NERC’s Standards Committee can expect a packed year of reliability standards development in 2024, Vice President of Engineering and Standards Soo Jin Kim said at the committee’s monthly meeting Nov. 15.

Updating members on NERC’s Reliability Standards Development Plan (RSDP), Kim said there are 11 standards development projects the ERO considers high-priority — meaning they must be adopted by NERC’s Board of Trustees by the end of 2024. These include the following projects, some of which are targeting earlier approval dates:

    • 2021-07 (Extreme cold weather grid operations, preparedness and coordination) — to be approved by February
    • 2016-02 (Modifications to CIP standards) — February
    • 2023-03 (Internal Network Security Monitoring) — May
    • 2023-02 (Performance of inverter-based resources) — October
    • 2023-07 (Transmission system planning performance requirements for extreme weather) — December
    • 2020-02 (Modifications to PRC-024 (Generator ride-through)) — December
    • 2021-04 (Modifications to PRC-002 (Data sharing)) — December
    • 2021-03 (Modifications to CIP-002) — December
    • 2023-04 (Modifications to CIP-003) — December
    • 2023-06 (Physical security) — December
    • 2022-03 (Energy assurance with energy-constrained resources) — December

An additional 14 medium- and low-priority projects are targeting board adoption in 2025 and beyond, Kim said, and will not be posted for formal comment or ballot periods in the first half of 2024 in order to allow industry stakeholders who are part of the ballot body to focus on the most pressing projects. Kim clarified that these projects will still move forward during this time and be allowed to hold informal postings to solicit industry feedback on their progress.

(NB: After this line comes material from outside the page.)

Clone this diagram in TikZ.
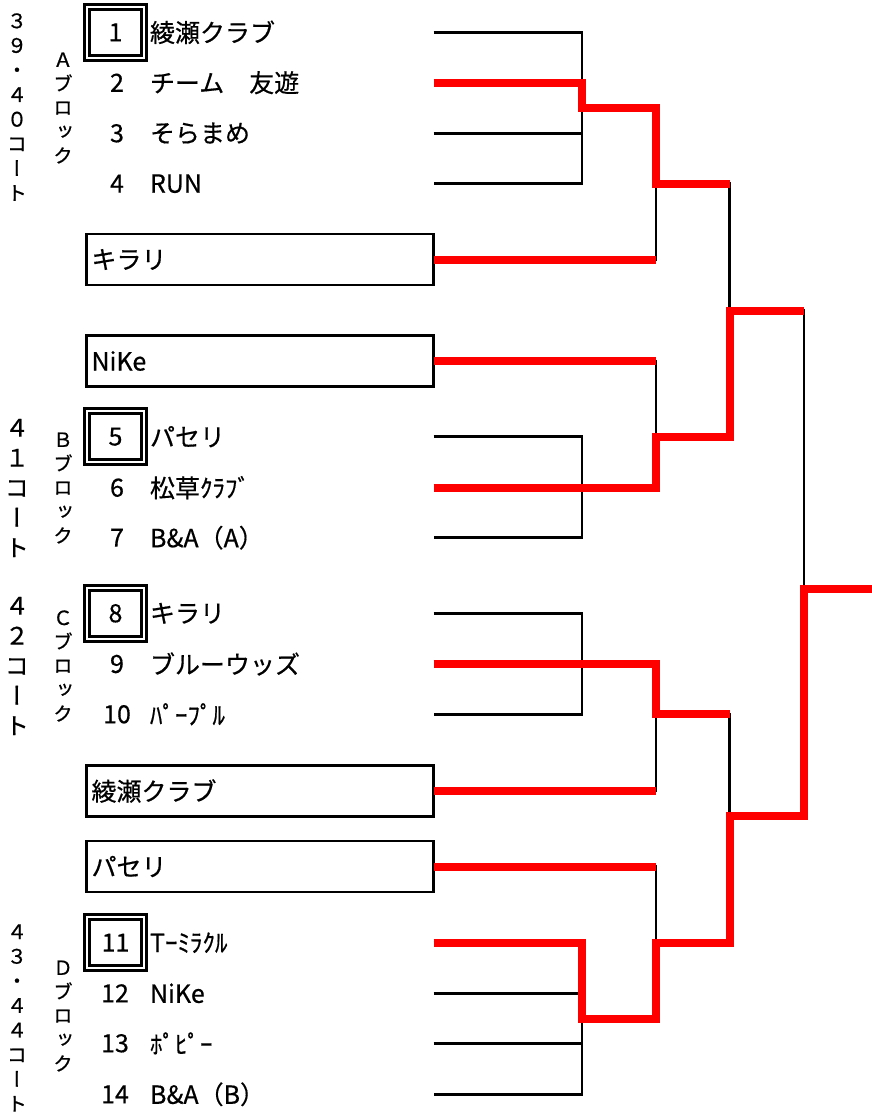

NERC also considers FERC’s order last month that the ERO develop standards on the reliability of inverter-based resources (IBR) a high priority, Kim said, adding that the commission’s mandate “threw us for a loop” because it meant revising the draft RSDP to account for it. (See FERC Orders Reliability Rules for Inverter-Based Resources.) While no standard authorization requests (SAR) have been created yet for the order, NERC’s Engineering department is working with other groups in the organization to create a plan for tackling FERC’s directive.

Standards Actions Approved

Later in the meeting, the committee voted to move forward with two standards projects.

First, members agreed to post proposed revisions to NERC’s glossary for the terms “IBR” and “IBR unit” for a 45-day formal comment period. The changes were suggested by the standards development team for Project 2020-06 (Verifications of models and data for generators) after it received stakeholder requests to provide clearer definitions for terms used in its proposed standards.

The changes would define an IBR unit as a device or group of devices that use a power electronic interface such as an inverter or converter, capable of exporting real power from a primary energy source or energy storage system. An IBR would be defined as a source of electric power connected to the transmission, sub-transmission or distribution system and that consists of one or more IBR units operated as a single resource at a common point of interconnection.

Both definitions finished an informal comment period last month. The formal comment period, as approved by the committee, will begin Nov. 16 and conclude Jan. 4, 2024.

Committee members also accepted a SAR proposed by the SDT for Project 2023-07, meant to address FERC’s June order directing NERC to update its rules to require responsible entities to plan for extreme heat and cold weather events (RM22-10). (See FERC Approves More Extreme Weather Rules.) The new SAR will allow the Project 2023-07 team to decide whether to draft a new standard or revise TPL-001-5.1 (Transmission system planning performance requirements).

The committee deferred action on accepting another SAR intended to address risks posed by extreme weather, electric-natural gas interdependencies and disturbances impacting distributed energy resources. Members agreed to delay a vote on the SAR until the committee’s December meeting, to be held at NERC headquarters in Atlanta, after several attendees noted that the proposed SAR would also assign this effort to the 2023-07 team and expressed concern about the possibility of overloading the project.